Foto: AP/House of Commons

Es war Tag 58 vor dem Brexit, da traf die britische Premierministerin Theresa May diese Woche tatsächlich Oppositionsführer Jeremy Corbyn zu einem Gespräch. 45 Minuten lang redete man ernsthaft und engagiert, wie es anschließend hieß. Dann ging man auseinander und entzweite sich sogleich darüber, ob sich die Standpunkte im epochalen Streit über den britischen EU-Austritt womöglich angenähert haben könnten. Keinesfalls habe sie ihre Position aufgeweicht, ließ May umgehend klarstellen.

Es sind nicht gerade goldene Zeiten für die Kunst des Kompromisses. In Großbritannien nicht, wo sich die älteste europäische Demokratie in eine quälende Selbstblockade manövriert hat. Aber auch nicht in den USA, wo die Atempause nach fünf zähen Wochen des Haushaltsstreits sofort zur Niederlage für Präsident Donald Trump gemünzt wurde. Das Gegenmodell präsentierte diese Woche ausgerechnet die deutsche Kohlekommission, die sich nach einer schier endlosen Nachtsitzung in einer politischen Generationenfrage zum Konsens durchrang.

Wenn du nicht mehr weiter weißt, gründe einen Arbeitskreis: Das klingt nach Vertagung, Verwässerung, ja Arbeitsverweigerung der zuständigen Politiker. Aber mit Blick auf die Gräben in London oder Washington: Hätte man nicht besser längst einen Runden Tisch einberufen? Geht es ohne Kompromisse in einer Demokratie?
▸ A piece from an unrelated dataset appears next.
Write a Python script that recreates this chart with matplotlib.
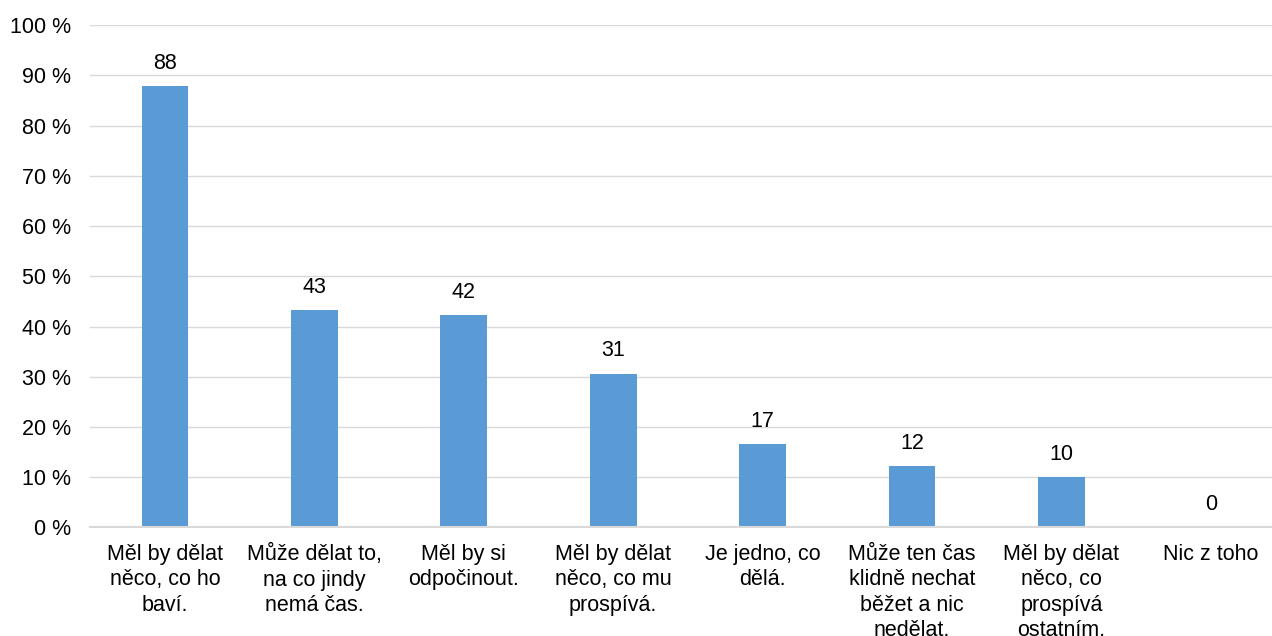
import numpy as np
import matplotlib
matplotlib.use('Agg')
import matplotlib.pyplot as plt

categories = [
    "Měl by dělat\nněco, co ho\nbaví.",
    "Může dělat to,\nna co jindy\nnemá čas.",
    "Měl by si\nodpočinout.",
    "Měl by dělat\nněco, co mu\nprospívá.",
    "Je jedno, co\ndělá.",
    "Může ten čas\nklidně nechat\nběžet a nic\nnedělat.",
    "Měl by dělat\nněco, co\nprospívá\nostatním.",
    "Nic z toho",
]
values = [87.8, 43.2, 42.2, 30.6, 16.6, 12.2, 10.0, 0.0]
yticks = np.arange(0, 101, 10)

plt.rcParams['font.family'] = ['Liberation Sans', 'DejaVu Sans']
plt.rcParams['font.size'] = 15.5

fig = plt.figure(figsize=(12.72, 6.36), dpi=100)
ax = fig.add_axes([0.071, 0.1706, 0.9396, 0.790])

x = np.arange(len(categories))
bars = ax.bar(x, values, width=0.312, color='#5B9BD5', zorder=3)

for xi, v in zip(x, values):
    ax.annotate(f"{v:.0f}", (xi, v), xytext=(0, 9), textcoords='offset points',
                ha='center', va='bottom', fontsize=15.5, color='#000000')

ax.set_xlim(-0.5, len(categories) - 0.5)
ax.set_ylim(0, 100)
ax.set_yticks(yticks)
ax.set_yticklabels([f"{t} %" for t in yticks])
ax.set_xticks(x)
ax.set_xticklabels(categories, linespacing=1.27, va='top')

ax.grid(axis='y', color='#D9D9D9', linewidth=1, zorder=0)
for s in ['top', 'right', 'left']:
    ax.spines[s].set_visible(False)
ax.spines['bottom'].set_color('#D9D9D9')
ax.spines['bottom'].set_linewidth(1.5)
ax.spines['bottom'].set_zorder(4)
ax.tick_params(axis='both', length=0, labelsize=15.5, colors='#000000')
ax.tick_params(axis='x', pad=12)
ax.tick_params(axis='y', pad=14)

fig.savefig('out.png', dpi=100)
Nein, referierte diese Woche Bundeskanzlerin Angela Merkel. Das fange mit der „Planung der Wochenendgestaltung einer durchschnittlichen Familie“ an, sagte die CDU-Politikerin bei der Annahme des Fulbright-Preises für Friedensengagement. „Ohne Kompromiss kommt auch nie ein Gericht auf den Mittagstisch.“ In der Politik seien Kompromisse oft mühsam, gerade auf europäischer Ebene. „Natürlich ist Europa auch oft umständlich“, sagte Merkel, die die bisweilen knallharten Interessengegensätze der 28 EU-Staaten seit 2005 kennt. „Ich habe genügend Nächte damit verbracht und versucht, Verhandlungsergebnisse zu erzielen.“ Immer wieder sei das gelungen, betonte die Regierungschefin.
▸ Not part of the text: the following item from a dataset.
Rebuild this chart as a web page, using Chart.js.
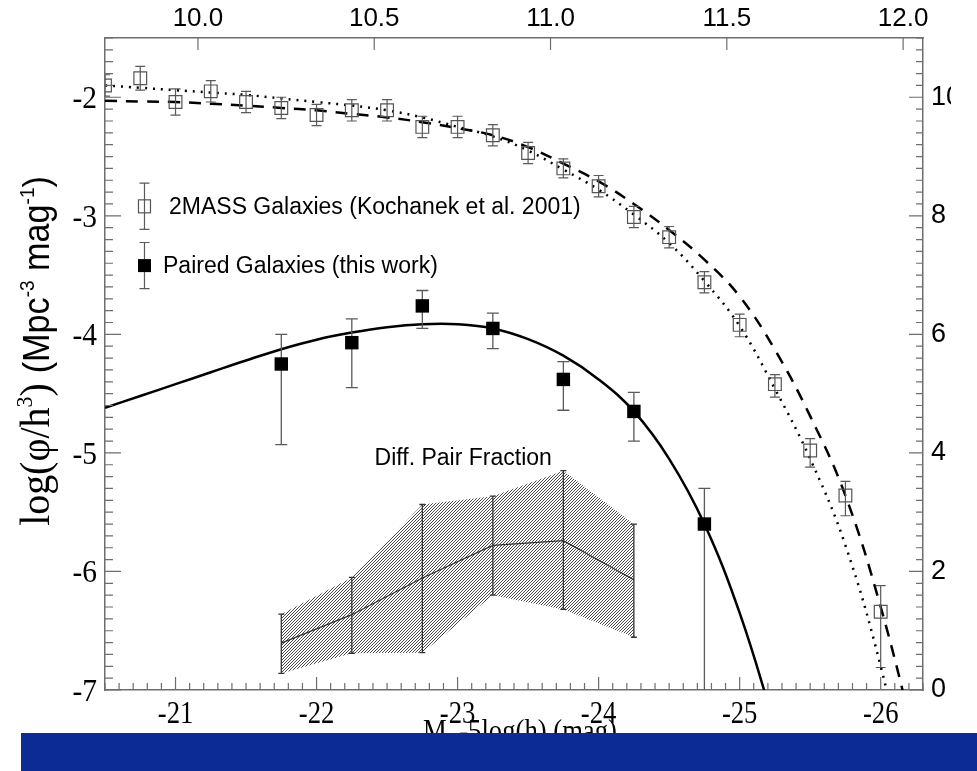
<!DOCTYPE html>
<html>
<head>
<meta charset="utf-8">
<script src="https://cdn.jsdelivr.net/npm/chart.js@4.4.0/dist/chart.umd.min.js"></script>
<style>
  html, body { margin: 0; padding: 0; background: #fff; }
  #wrap { position: absolute; left: 0; top: 0; width: 951px; height: 733px; }
  #band { position: absolute; left: 21px; top: 733px; width: 956px; height: 38px; background: #0d2b95; }
</style>
</head>
<body>
<div id="wrap"><canvas id="lf"></canvas></div>
<div id="band"></div>
<script>
// K-band luminosity function of 2MASS galaxies (Kochanek et al. 2001)
const kMags = [-20.5, -20.75, -21.0, -21.25, -21.5, -21.75, -22.0, -22.25, -22.5, -22.75, -23.0, -23.25,
  -23.5, -23.75, -24.0, -24.25, -24.5, -24.75, -25.0, -25.25, -25.5, -25.75, -26.0];
const kPhi = [-1.90, -1.84, -2.04, -1.95, -2.04, -2.09, -2.15, -2.11, -2.11, -2.25, -2.25, -2.32,
  -2.47, -2.60, -2.75, -3.01, -3.18, -3.56, -3.92, -4.42, -4.98, -5.36, -6.34];
const kErrUp = [0.09, 0.10, 0.11, 0.09, 0.09, 0.09, 0.09, 0.09, 0.09, 0.09, 0.09, 0.09,
  0.09, 0.08, 0.09, 0.09, 0.09, 0.09, 0.09, 0.08, 0.10, 0.12, 0.22];
const kErrDown = [0.09, 0.10, 0.11, 0.09, 0.09, 0.09, 0.09, 0.09, 0.09, 0.09, 0.09, 0.09,
  0.09, 0.08, 0.09, 0.09, 0.09, 0.09, 0.10, 0.11, 0.14, 0.17, 0.47];

// paired galaxies
const pairMags = [-21.75, -22.25, -22.75, -23.25, -23.75, -24.25, -24.75];
const pairPhi = [-4.25, -4.07, -3.76, -3.95, -4.38, -4.65, -5.60];
const pairErrUp = [0.25, 0.20, 0.13, 0.13, 0.15, 0.16, 0.30];
const pairErrDown = [0.68, 0.38, 0.19, 0.17, 0.26, 0.25, 1.60];

// Schechter fits, sampled every 0.25 mag
const fitMags = [-20.5, -20.75, -21.0, -21.25, -21.5, -21.75, -22.0, -22.25, -22.5, -22.75, -23.0, -23.25,
  -23.5, -23.75, -24.0, -24.25, -24.5, -24.75, -25.0, -25.25, -25.5, -25.75, -26.0, -26.25];
const fitDotted = [-1.90, -1.92, -1.94, -1.96, -1.98, -2.01, -2.04, -2.07, -2.11, -2.17, -2.25, -2.33,
  -2.45, -2.61, -2.78, -2.99, -3.23, -3.55, -3.93, -4.46, -5.05, -5.78, -6.80, -8.10];
const fitDashed = [-2.03, -2.035, -2.04, -2.055, -2.07, -2.09, -2.11, -2.14, -2.17, -2.21, -2.26, -2.32,
  -2.42, -2.56, -2.71, -2.90, -3.12, -3.37, -3.68, -4.13, -4.69, -5.36, -6.30, -7.45];
const pairFitMags = [-20.5, -20.75, -21.0, -21.25, -21.5, -21.75, -22.0, -22.25, -22.5, -22.75, -23.0,
  -23.25, -23.5, -23.75, -24.0, -24.25, -24.5, -24.75, -25.0, -25.25];
const pairFit = [-4.62, -4.52, -4.42, -4.32, -4.22, -4.125, -4.045, -3.985, -3.94, -3.915, -3.915,
  -3.95, -4.04, -4.18, -4.38, -4.65, -5.05, -5.60, -6.35, -7.30];

// differential pair fraction (%), right axis
const fracMags = [-21.75, -22.25, -22.75, -23.25, -23.75, -24.25];
const fracMid = [0.79, 1.27, 1.89, 2.44, 2.52, 1.86];
const fracHigh = [1.28, 1.90, 3.13, 3.27, 3.70, 2.80];
const fracLow = [0.28, 0.62, 0.63, 1.60, 1.36, 0.89];

// axis ticks
const magTicks = [-21, -22, -23, -24, -25, -26];
const phiTicks = [-7, -6, -5, -4, -3, -2];
const massTicks = [10.0, 10.5, 11.0, 11.5, 12.0];
const fracTicks = [0, 2, 4, 6, 8, 10];

const magMin = -26.3, magMax = -20.5;
const massZero = 1.5364;            // log M = massZero - 0.4 M_K
const frameColor = '#6e6e6e';
const serif = '"Liberation Serif", "DejaVu Serif", serif';
const sans = '"Liberation Sans", Arial, sans-serif';

const pts = (xs, ys) => xs.map((x, i) => ({x, y: ys[i]}));

function hatchPattern() {
  const c = document.createElement('canvas');
  c.width = 3; c.height = 3;
  const g = c.getContext('2d');
  g.strokeStyle = '#4a4a4a';
  g.lineWidth = 1;
  g.beginPath();
  g.moveTo(0, 3); g.lineTo(3, 0);
  g.moveTo(-1, 1); g.lineTo(1, -1);
  g.moveTo(2, 4); g.lineTo(4, 2);
  g.stroke();
  return g.createPattern(c, 'repeat');
}

// vertical bars drawn just under each dataset's own markers
const errorBars = {
  id: 'errorBars',
  beforeDatasetDraw(chart, args) {
    const ds = chart.data.datasets[args.index];
    if (!ds.errHi) return;
    const {ctx, chartArea: a} = chart;
    const ys = chart.scales[args.meta.yAxisID];
    ctx.save();
    ctx.beginPath();
    ctx.rect(a.left, a.top, a.right - a.left, a.bottom - a.top);
    ctx.clip();
    ctx.strokeStyle = ds.errColor;
    ctx.lineWidth = ds.errWidth;
    args.meta.data.forEach((p, j) => {
      const hi = ys.getPixelForValue(ds.errHi[j]);
      const lo = ys.getPixelForValue(ds.errLo[j]);
      ctx.beginPath();
      ctx.moveTo(p.x, hi); ctx.lineTo(p.x, lo);
      ctx.moveTo(p.x - ds.errCap, hi); ctx.lineTo(p.x + ds.errCap, hi);
      ctx.moveTo(p.x - ds.errCap, lo); ctx.lineTo(p.x + ds.errCap, lo);
      ctx.stroke();
    });
    ctx.restore();
  }
};

// inward tick marks on all four sides
const tickSpec = {
  x: {minor: 0.1, major: 1, short: 7, long: 13},
  y: {minor: 0.1, major: 1, short: 8, long: 16},
  xTop: {minor: 0.5, major: 0.5, short: 12, long: 12},
  yR: {minor: 0.2, major: 2, short: 7, long: 14}
};
const innerTicks = {
  id: 'innerTicks',
  afterDraw(chart) {
    const {ctx, chartArea: a} = chart;
    ctx.save();
    ctx.strokeStyle = frameColor;
    ctx.lineWidth = 1.2;
    for (const id in tickSpec) {
      const s = chart.scales[id], t = tickSpec[id];
      const n0 = Math.ceil(s.min / t.minor - 1e-6), n1 = Math.floor(s.max / t.minor + 1e-6);
      ctx.beginPath();
      for (let n = n0; n <= n1; n++) {
        const v = n * t.minor;
        const q = v / t.major;
        const len = Math.abs(q - Math.round(q)) < 1e-6 ? t.long : t.short;
        const px = s.getPixelForValue(v);
        if (id === 'x') { ctx.moveTo(px, a.bottom); ctx.lineTo(px, a.bottom - len); }
        if (id === 'xTop') { ctx.moveTo(px, a.top); ctx.lineTo(px, a.top + len); }
        if (id === 'y') { ctx.moveTo(a.left, px); ctx.lineTo(a.left + len, px); }
        if (id === 'yR') { ctx.moveTo(a.right, px); ctx.lineTo(a.right - len, px); }
      }
      ctx.stroke();
    }
    ctx.restore();
  }
};

// text runs with their own fonts, centred on cx; sx squeezes them horizontally
function drawRuns(ctx, runs, cx, y, sx = 1) {
  let total = 0;
  runs.forEach(r => { ctx.font = r.font; r.w = ctx.measureText(r.t).width; total += r.w; });
  ctx.save();
  ctx.translate(cx, y);
  ctx.scale(sx, 1);
  let x = -total / 2;
  runs.forEach(r => { ctx.font = r.font; ctx.fillText(r.t, x, r.dy || 0); x += r.w; });
  ctx.restore();
}

function squeezedText(ctx, t, x, y, sx, align) {
  ctx.save();
  ctx.translate(x, y);
  ctx.scale(sx, 1);
  ctx.textAlign = align;
  ctx.fillText(t, 0, 0);
  ctx.restore();
}

// Times-style tick labels, axis titles, legend and the band label
const annotations = {
  id: 'annotations',
  afterDraw(chart) {
    const {ctx, chartArea: a} = chart;
    const xs = chart.scales.x, ys = chart.scales.y, yr = chart.scales.yR;
    ctx.save();
    ctx.fillStyle = '#000';
    ctx.textBaseline = 'alphabetic';
    ctx.textAlign = 'left';

    ctx.font = '31px ' + serif;
    magTicks.forEach(v => squeezedText(ctx, String(v), xs.getPixelForValue(v), a.bottom + 33, 0.86, 'center'));
    phiTicks.forEach(v => squeezedText(ctx, String(v), a.left - 8, ys.getPixelForValue(v) + 11, 0.95, 'right'));

    // left title
    ctx.save();
    ctx.translate(49, 351);
    ctx.rotate(-Math.PI / 2);
    drawRuns(ctx, [
      {t: 'log(\u03c6/h', font: '42px ' + serif},
      {t: '3', font: '23px ' + serif, dy: -17},
      {t: ') ', font: '42px ' + serif},
      {t: '(Mpc', font: '36px ' + sans},
      {t: '-3', font: '20px ' + sans, dy: -15},
      {t: ' mag', font: '36px ' + sans},
      {t: '-1', font: '20px ' + sans, dy: -15},
      {t: ')', font: '36px ' + sans}
    ], 0, 0, 0.95);
    ctx.restore();

    // bottom title (cut by the blue strip below the canvas)
    drawRuns(ctx, [
      {t: 'M', font: '31px ' + serif},
      {t: 'K', font: '20px ' + serif, dy: 6},
      {t: '-5log(h) (mag)', font: '31px ' + serif}
    ], 520, 741, 0.86);

    // legend
    const lx = xs.getPixelForValue(-20.78);
    const rows = [
      {y: -2.92, open: true, text: '2MASS Galaxies (Kochanek et al. 2001)', tx: 169},
      {y: -3.42, open: false, text: 'Paired Galaxies (this work)', tx: 163}
    ];
    rows.forEach(r => {
      const py = ys.getPixelForValue(r.y);
      const hi = ys.getPixelForValue(r.y + 0.195), lo = ys.getPixelForValue(r.y - 0.195);
      ctx.strokeStyle = '#5a5a5a';
      ctx.lineWidth = 1.2;
      ctx.beginPath();
      ctx.moveTo(lx, hi); ctx.lineTo(lx, lo);
      ctx.moveTo(lx - 5, hi); ctx.lineTo(lx + 5, hi);
      ctx.moveTo(lx - 5, lo); ctx.lineTo(lx + 5, lo);
      ctx.stroke();
      if (r.open) {
        ctx.strokeStyle = '#555';
        ctx.strokeRect(lx - 6, py - 6.5, 12, 13);
      } else {
        ctx.fillStyle = '#000';
        ctx.fillRect(lx - 6.5, py - 6.5, 13, 13);
      }
      ctx.fillStyle = '#000';
      ctx.font = '23px ' + sans;
      ctx.textBaseline = 'middle';
      ctx.textAlign = 'left';
      ctx.fillText(r.text, r.tx, py + 1);
    });

    // band label
    ctx.textAlign = 'center';
    ctx.font = '23px ' + sans;
    ctx.fillText('Diff. Pair Fraction', xs.getPixelForValue(-23.04), yr.getPixelForValue(3.9));
    ctx.restore();
  }
};

Chart.defaults.font.family = sans;

const lineFit = {showLine: true, pointRadius: 0, borderColor: '#000', borderWidth: 2.5, tension: 0.4, clip: 0};

new Chart(document.getElementById('lf'), {
  type: 'scatter',
  data: {
    datasets: [
      {
        label: 'Paired Galaxies (this work)',
        data: pts(pairMags, pairPhi),
        pointStyle: 'rect', pointRadius: 9.5,
        backgroundColor: '#000', borderColor: '#000', borderWidth: 0,
        errHi: pairPhi.map((v, i) => v + pairErrUp[i]),
        errLo: pairPhi.map((v, i) => v - pairErrDown[i]),
        errColor: '#5a5a5a', errWidth: 1.3, errCap: 6, clip: 0
      },
      {
        label: '2MASS Galaxies (Kochanek et al. 2001)',
        data: pts(kMags, kPhi),
        pointStyle: 'rect', pointRadius: 9,
        backgroundColor: 'rgba(0,0,0,0)', borderColor: '#555', borderWidth: 1.2,
        errHi: kPhi.map((v, i) => v + kErrUp[i]),
        errLo: kPhi.map((v, i) => v - kErrDown[i]),
        errColor: '#5a5a5a', errWidth: 1.2, errCap: 5, clip: 0
      },
      {label: 'pair fit', data: pts(pairFitMags, pairFit), ...lineFit},
      {label: '2MASS fit (dashed)', data: pts(fitMags, fitDashed), ...lineFit, borderDash: [12, 9]},
      {label: '2MASS fit (dotted)', data: pts(fitMags, fitDotted), ...lineFit, borderDash: [2, 6]},
      {
        label: 'pair fraction',
        data: pts(fracMags, fracMid), yAxisID: 'yR',
        showLine: true, pointRadius: 0, borderColor: '#333', borderWidth: 1.3,
        errHi: fracHigh, errLo: fracLow, errColor: '#333', errWidth: 1.3, errCap: 3, clip: 0
      },
      {
        label: 'pair fraction high',
        data: pts(fracMags, fracHigh), yAxisID: 'yR',
        showLine: true, pointRadius: 0, borderWidth: 0, borderColor: 'rgba(0,0,0,0)',
        fill: '+1', backgroundColor: hatchPattern(), clip: 0
      },
      {
        label: 'pair fraction low',
        data: pts(fracMags, fracLow), yAxisID: 'yR',
        showLine: true, pointRadius: 0, borderWidth: 0, borderColor: 'rgba(0,0,0,0)', clip: 0
      }
    ]
  },
  options: {
    responsive: true,
    maintainAspectRatio: false,
    animation: false,
    events: [],
    devicePixelRatio: 1,
    layout: {padding: 0, autoPadding: false},
    plugins: {legend: {display: false}, tooltip: {enabled: false}},
    scales: {
      x: {
        type: 'linear', position: 'bottom', min: magMin, max: magMax, reverse: true,
        afterBuildTicks: s => { s.ticks = magTicks.map(v => ({value: v})); },
        afterFit: s => { s.height = 43; },
        grid: {display: false, drawTicks: false},
        border: {display: true, color: frameColor, width: 1.5},
        ticks: {display: false}
      },
      xTop: {
        type: 'linear', position: 'top',
        min: massZero - 0.4 * magMax, max: massZero - 0.4 * magMin,
        afterBuildTicks: s => { s.ticks = massTicks.map(v => ({value: v})); },
        afterFit: s => { s.height = 38; },
        grid: {display: false, drawTicks: false},
        border: {display: true, color: frameColor, width: 1.5},
        ticks: {font: {family: sans, size: 26}, color: '#000', padding: 4, maxRotation: 0, autoSkip: false,
          callback: v => v.toFixed(1)}
      },
      y: {
        type: 'linear', position: 'left', min: -7, max: -1.5,
        afterBuildTicks: s => { s.ticks = phiTicks.map(v => ({value: v})); },
        afterFit: s => { s.width = 105; },
        grid: {display: false, drawTicks: false},
        border: {display: true, color: frameColor, width: 1.5},
        ticks: {display: false}
      },
      yR: {
        type: 'linear', position: 'right', min: 0, max: 11,
        afterBuildTicks: s => { s.ticks = fracTicks.map(v => ({value: v})); },
        afterFit: s => { s.width = 28; },
        grid: {display: false, drawTicks: false},
        border: {display: true, color: frameColor, width: 1.5},
        ticks: {font: {family: sans, size: 27}, color: '#000', padding: 8, autoSkip: false,
          callback: v => String(v)}
      }
    }
  },
  plugins: [errorBars, innerTicks, annotations]
});
</script>
</body>
</html>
Immer wieder sind die mit feinem Schleifpapier polierten Floskeln der Brüsseler Gipfelpapiere allerdings auch wirkungslos. So etwa der als große Wurf verkaufte Beschluss zur Migrationspolitik im vergangenen Sommer, der – im Nachhinein betrachtet – zu überhaupt nichts führte. Oft dauern Einigungen in Brüssel so elend lang, dass mancher darüber die Geduld verliert.
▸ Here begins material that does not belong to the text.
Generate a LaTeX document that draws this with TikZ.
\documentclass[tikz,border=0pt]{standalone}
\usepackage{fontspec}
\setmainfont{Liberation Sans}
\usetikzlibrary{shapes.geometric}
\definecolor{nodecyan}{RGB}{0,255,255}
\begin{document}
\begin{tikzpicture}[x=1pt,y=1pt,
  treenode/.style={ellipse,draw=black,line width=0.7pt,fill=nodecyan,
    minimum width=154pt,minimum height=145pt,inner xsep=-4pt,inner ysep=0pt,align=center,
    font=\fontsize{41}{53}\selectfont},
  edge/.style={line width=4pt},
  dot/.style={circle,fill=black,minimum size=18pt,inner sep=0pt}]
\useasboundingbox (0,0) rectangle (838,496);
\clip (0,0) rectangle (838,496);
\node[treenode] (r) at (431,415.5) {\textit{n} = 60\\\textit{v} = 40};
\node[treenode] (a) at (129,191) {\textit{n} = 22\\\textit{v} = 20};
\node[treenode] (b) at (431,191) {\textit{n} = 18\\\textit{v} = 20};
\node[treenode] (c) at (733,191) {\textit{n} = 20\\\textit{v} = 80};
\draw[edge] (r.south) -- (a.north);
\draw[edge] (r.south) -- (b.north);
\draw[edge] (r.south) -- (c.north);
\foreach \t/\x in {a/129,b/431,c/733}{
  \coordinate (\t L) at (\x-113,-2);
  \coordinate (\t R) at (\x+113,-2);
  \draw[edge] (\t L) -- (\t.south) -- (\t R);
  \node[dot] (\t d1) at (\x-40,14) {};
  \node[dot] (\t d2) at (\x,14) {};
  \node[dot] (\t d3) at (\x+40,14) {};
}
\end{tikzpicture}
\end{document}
Die Suche nach Einigkeit ist eben nicht nur langwierig, sie hat auch oft den Ruch von falscher Harmonie und faulem Kompromiss. Merkels Mittigkeit, die deutsche Dauer-Groko, die „Konsensrepublik“ – all das wurde auch viel kritisiert und für die wachsende Wut an politischen Rändern verantwortlich gemacht. In einer nun auch in Deutschland zerfledderten Parteienlandschaft ist der Konsens zudem gar nicht mehr so groß, wie die schwierige Regierungsbildung 2017 zeigte.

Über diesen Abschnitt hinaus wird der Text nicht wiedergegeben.